I dread this inevitable question. I’ve been on sick leave from school for nearly two years due to a progression in my ME/CFS. When I go out (which isn’t often) the last thing I want to do is talk about being sick, let alone think about it. This question forces me to disclose something so personal to a complete stranger. When I try to give vague answers because I don’t want to disclose my medical history, it’s generally followed by more questions that then force me too.

This question also reminds me of the heartbreak from having to leave something I loved doing and didn’t want to stop doing. It also feels like an unbalanced dynamic right away, because their answer doesn’t require the same level of vulnerability and intimacy. This question is also a trigger for anyone unable to work especially. Others may perceive resting as “doing nothing” in our very production-oriented society. I already have to dismantle internalized ablism every day by telling myself my self-worth is not determined by my body’s output. It makes it harder though, when you live in a world which reinforces this message time and time again.

“Why aren’t you drinking?”

This is another question that entails this same level of immediate access to intimacy. There could be a very casual answer like, I have to drive or I work early tomorrow. Or it could be a deeply personal reason. I don’t drink because it makes the symptoms of ME/CFS severely worse for days afterwards. It’s not worth it, plain and simple. That answer has been met with, “I’m sure one drink won’t kill you.” My health decisions then become a debate that I didn’t even sign up for. I know friends who don’t drink because it counteracts medications they need to stabilize their moods so they can function. I know friends who don’t drink because they don’t want to end up in rehab again. You never know what the answer is, so it’s best not to ask someone you are just meeting.
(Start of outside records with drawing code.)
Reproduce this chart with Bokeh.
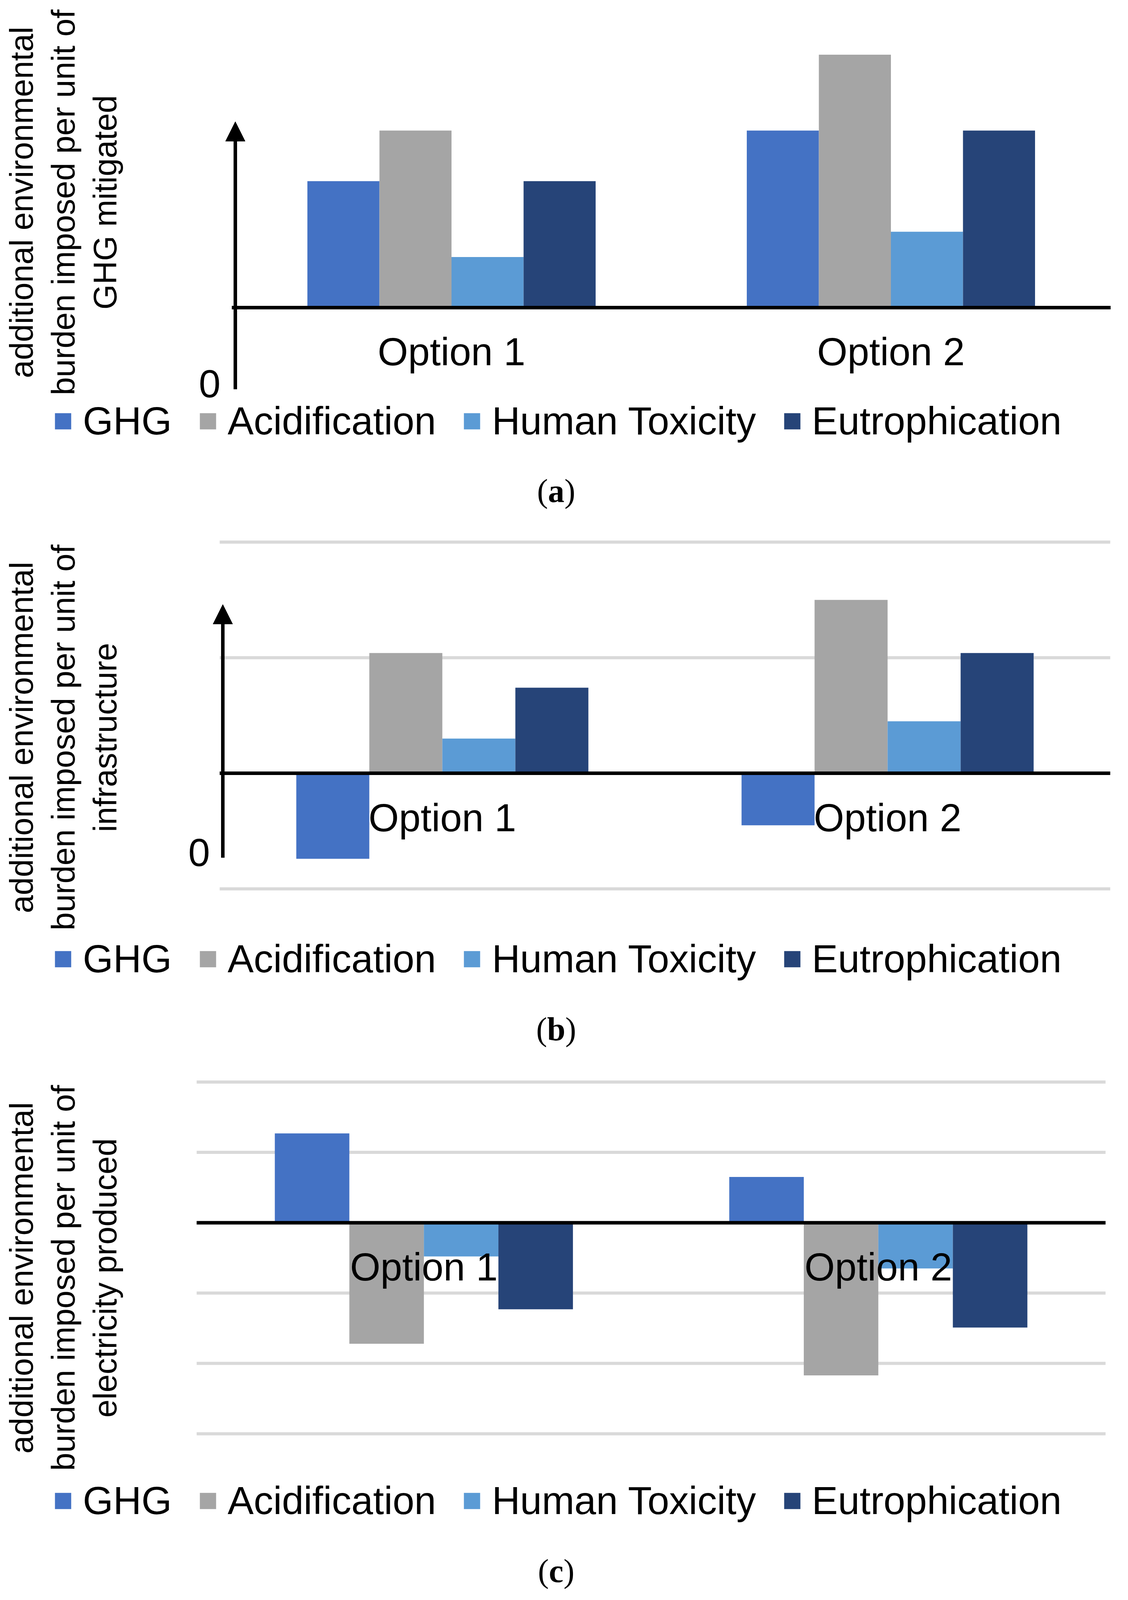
import math
from bokeh.plotting import figure
from bokeh.models import (ColumnDataSource, Arrow, NormalHead, Label, Legend,
                          LegendItem, Div)
from bokeh.layouts import column
from bokeh.transform import dodge
from bokeh.core.properties import value
from bokeh.embed import file_html
from bokeh.resources import INLINE

# ---------------- data ----------------
categories = ["Option 1", "Option 2"]
series_names = ["GHG", "Acidification", "Human Toxicity", "Eutrophication"]
series_colors = ["#4472C4", "#A5A5A5", "#5B9BD5", "#264478"]

a_ghg = [5, 7]
a_acid = [7, 10]
a_ht = [2, 3]
a_eut = [5, 7]

b_ghg = [-0.74, -0.45]
b_acid = [1.04, 1.50]
b_ht = [0.30, 0.45]
b_eut = [0.74, 1.04]

c_ghg = [1.27, 0.65]
c_acid = [-1.72, -2.17]
c_ht = [-0.48, -0.65]
c_eut = [-1.23, -1.49]

b_grid = [-1, 0, 1, 2]
c_grid = [-3, -2, -1, 0, 1, 2]

title_a = "additional environmental\nburden imposed per unit of\nGHG mitigated"
title_b = "additional environmental\nburden imposed per unit of\ninfrastructure"
title_c = "additional environmental\nburden imposed per unit of\nelectricity produced"

zero_text = "0"
captions = ["a", "b", "c"]

# ---------------- styling / layout ----------------
W = 2872
SANS = "Liberation Sans"
BAR_W = 0.164
OFFSETS = [-1.5 * BAR_W, -0.5 * BAR_W, 0.5 * BAR_W, 1.5 * BAR_W]


def make_panel(vals, x_range, y_range, height, title, title_pos, grid, legend_y,
               arrow=None, zero=None):
    p = figure(width=W, height=height, x_range=x_range, y_range=y_range,
               output_backend="svg", toolbar_location=None,
               x_axis_location=None, y_axis_location=None,
               min_border=0, min_border_left=0, min_border_right=0,
               min_border_top=0, min_border_bottom=0)
    p.outline_line_color = None
    p.grid.visible = False

    if grid is not None:
        gsrc = ColumnDataSource(dict(y=grid))
        p.segment(x0=0, x1=2, y0="y", y1="y", source=gsrc,
                  line_color="#D9D9D9", line_width=8)

    src = ColumnDataSource(dict(x=[0.5, 1.5], cat=categories,
                                s0=vals[0], s1=vals[1], s2=vals[2], s3=vals[3]))
    rends = []
    for i, name in enumerate(series_names):
        r = p.vbar(x=dodge("x", OFFSETS[i]), top="s%d" % i, bottom=0, width=BAR_W,
                   source=src, fill_color=series_colors[i], line_color=None)
        rends.append(r)

    # horizontal (category) axis line at zero
    p.segment(x0=0, x1=2, y0=0, y1=0, line_color="black", line_width=9)

    # category labels
    p.text(x="x", y=0, text="cat", source=src, text_font=value(SANS),
           text_font_size=value("100px"), text_align="center",
           text_baseline="middle", y_offset=113, text_color="black")

    # vertical axis title
    tx, ty = title_pos
    p.add_layout(Label(x=tx, y=ty, text=title, angle=math.pi / 2,
                       text_align="center", text_baseline="middle",
                       text_font=SANS, text_font_size="83px",
                       text_line_height=1.15, text_color="black"))

    if arrow is not None:
        x0, y0, y1 = arrow
        p.add_layout(Arrow(end=NormalHead(size=50, fill_color="black", line_color="black"),
                           x_start=x0, y_start=y0, x_end=x0, y_end=y1,
                           line_color="black", line_width=9))
    if zero is not None:
        zy, zoff = zero
        p.add_layout(Label(x=0, y=zy, text=zero_text, x_offset=zoff,
                           text_align="right", text_baseline="middle",
                           text_font=SANS, text_font_size="100px", text_color="black"))

    legend = Legend(items=[LegendItem(label=n, renderers=[r]) for n, r in zip(series_names, rends)],
                    orientation="horizontal", location=(135, legend_y),
                    glyph_width=52, glyph_height=52, label_standoff=25, spacing=66,
                    padding=0, margin=0, border_line_color=None,
                    background_fill_alpha=0, label_text_font=SANS,
                    label_text_font_size="100px", label_text_baseline="middle",
                    label_text_color="black")
    p.add_layout(legend, "center")
    return p


def caption(letter, height, pad):
    return Div(text=('<div style="width:%dpx;height:%dpx;padding-top:%dpx;box-sizing:border-box;'
                     'text-align:center;font-family:\'Liberation Serif\';font-size:84px;'
                     'line-height:90px;color:black;">(<b>%s</b>)</div>') % (W - 24, height, pad, letter),
               width=W, height=height, margin=0)


pa = make_panel([a_ghg, a_acid, a_ht, a_eut], (-0.52711, 2.02578), (-5.870, 12.153), 1167,
                title_a, (-0.3831, 4.159), None, 32,
                arrow=(0.008, -3.23, 7.35), zero=(-3.01, -29))
pb = make_panel([b_ghg, b_acid, b_ht, b_eut], (-0.49298, 2.02632), (-1.9323, 2.1323), 1203,
                title_b, (-0.3509, 0.3097), b_grid, 39,
                arrow=(0.007, -0.73, 1.46), zero=(-0.684, -25))
pc = make_panel([c_ghg, c_acid, c_ht, c_eut], (-0.43232, 2.0361), (-4.3160, 2.2800), 1188,
                title_c, (-0.2931, -0.7847), c_grid, 8)

layout = column(pa, caption(captions[0], 181, 45),
                pb, caption(captions[1], 168, 39),
                pc, caption(captions[2], 170, 70), spacing=0)

open("out.html", "w").write(file_html(layout, INLINE))
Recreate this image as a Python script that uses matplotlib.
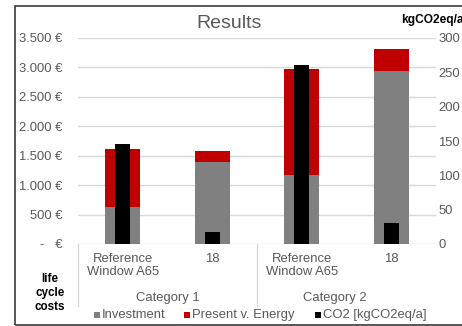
import matplotlib
matplotlib.use("Agg")
import matplotlib.pyplot as plt
from matplotlib.patches import Rectangle
from matplotlib.lines import Line2D
import matplotlib.transforms as mtransforms

plt.rcParams['font.family'] = ['Liberation Sans', 'DejaVu Sans']

categories = ["Category 1", "Category 2"]
items = ["Reference\nWindow A65", "18", "Reference\nWindow A65", "18"]
investment = [630, 1400, 1170, 2940]
energy = [980, 180, 1800, 370]
co2 = [145, 17, 260, 31]
left_ticks = [0, 500, 1000, 1500, 2000, 2500, 3000, 3500]
right_ticks = [0, 50, 100, 150, 200, 250, 300]

W, H = 462, 326
fig = plt.figure(figsize=(W / 100, H / 100), dpi=100)

def fx(x):
    return x / W

def fy(y):
    return 1 - y / H

TXT = "#595959"
FS = 9.4

# chart frame
fig.patches.append(Rectangle((fx(15), fy(325)), 1.2, fy(6) - fy(325), transform=fig.transFigure,
                             fill=False, edgecolor="#3a3a3a", linewidth=1.2))

ax = fig.add_axes([fx(78), fy(244), fx(436) - fx(78), fy(38) - fy(244)])
ax2 = ax.twinx()

x = list(range(len(items)))
ax.bar(x, investment, width=0.39, color="#808080", zorder=2, label="Investment")
ax.bar(x, energy, width=0.39, bottom=investment, color="#C00000", zorder=2, label="Present v. Energy")
ax2.bar(x, co2, width=0.17, color="#000000", zorder=3, label="CO2 [kgCO2eq/a]")

ax.set_xlim(-0.5, 3.5)
ax.set_ylim(0, 3500)
ax2.set_ylim(0, 300)
ax.set_yticks(left_ticks)

def eur(v):
    if v == 0:
        return "-   €"
    return f"{v:,}".replace(",", ".") + " €"

ax.set_yticklabels([eur(v) for v in left_ticks], fontsize=FS, color=TXT)
ax2.set_yticks(right_ticks)
ax2.set_yticklabels([str(v) for v in right_ticks], fontsize=FS, color=TXT)
ax.tick_params(axis='y', length=0, pad=11)
ax2.tick_params(axis='y', length=0, pad=1.5)
ax.set_xticks([])
ax2.set_xticks([])
ax.yaxis.grid(True, color="#D9D9D9", linewidth=1, zorder=0)
ax.set_axisbelow(True)
for a in (ax, ax2):
    for s in a.spines.values():
        s.set_visible(False)

# category axis labels
trans = mtransforms.blended_transform_factory(ax.transData, fig.transFigure)
for xi, lab in zip(x, items):
    ax.text(xi, fy(253), lab, transform=trans, ha="center", va="top", fontsize=FS,
            color=TXT, linespacing=1.1)
ax.text(0.5, fy(298), categories[0], transform=trans, ha="center", va="center", fontsize=FS, color=TXT)
ax.text(2.37, fy(298), categories[1], transform=trans, ha="center", va="center", fontsize=FS, color=TXT)
for xv in (-0.5, 1.5):
    fig.lines.append(Line2D([xv, xv], [fy(244), fy(306)], transform=trans, color="#D9D9D9", linewidth=1))

# title & labels
fig.text(fx(229), fy(24), "Results", ha="center", va="center", fontsize=14, color=TXT)
fig.text(fx(401), fy(20), "kgCO2eq/a", ha="left", va="center", fontsize=8.6, fontweight="bold", color="black")
fig.text(fx(50), fy(293), "life\ncycle\ncosts", ha="center", va="center", fontsize=8.4, fontweight="bold",
         color="black", linespacing=1.2)

# legend
leg_items = [(94, "#808080", "Investment"), (184, "#C00000", "Present v. Energy"), (315, "#000000", "CO2 [kgCO2eq/a]")]
for px, col, lab in leg_items:
    fig.patches.append(Rectangle((fx(px), fy(318)), fx(6), fy(312) - fy(318), transform=fig.transFigure,
                                 facecolor=col, edgecolor="none"))
    fig.text(fx(px + 8), fy(315), lab, ha="left", va="center", fontsize=FS, color=TXT)

fig.savefig("out.png", dpi=100)
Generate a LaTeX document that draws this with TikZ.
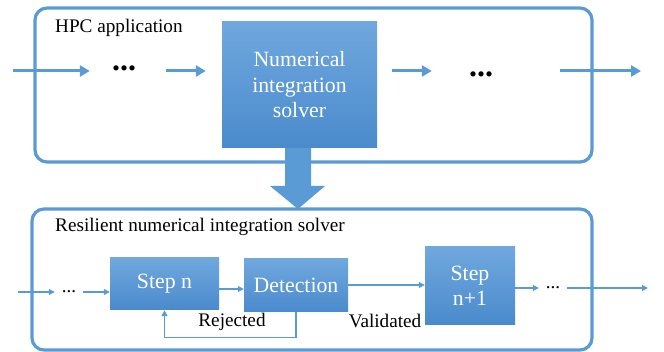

painting by the author of a woman whose head has turned into birds

Disclosure on Your Own Terms

Disclosure is something that differs from person to person, and finding what your comfort level is can be an ongoing process. The main criteria I ask myself before disclosing are: Do I feel safe? Are they compassionate? A good listener? Empathetic? Have they shown vulnerability to me? Are they trustworthy? Basically they meet the criteria for a decent human being. It’s a judgment call I like to make on my own terms. I just wish it wasn’t so hard to have a fun night out, without having to lay bare my health circumstances right away.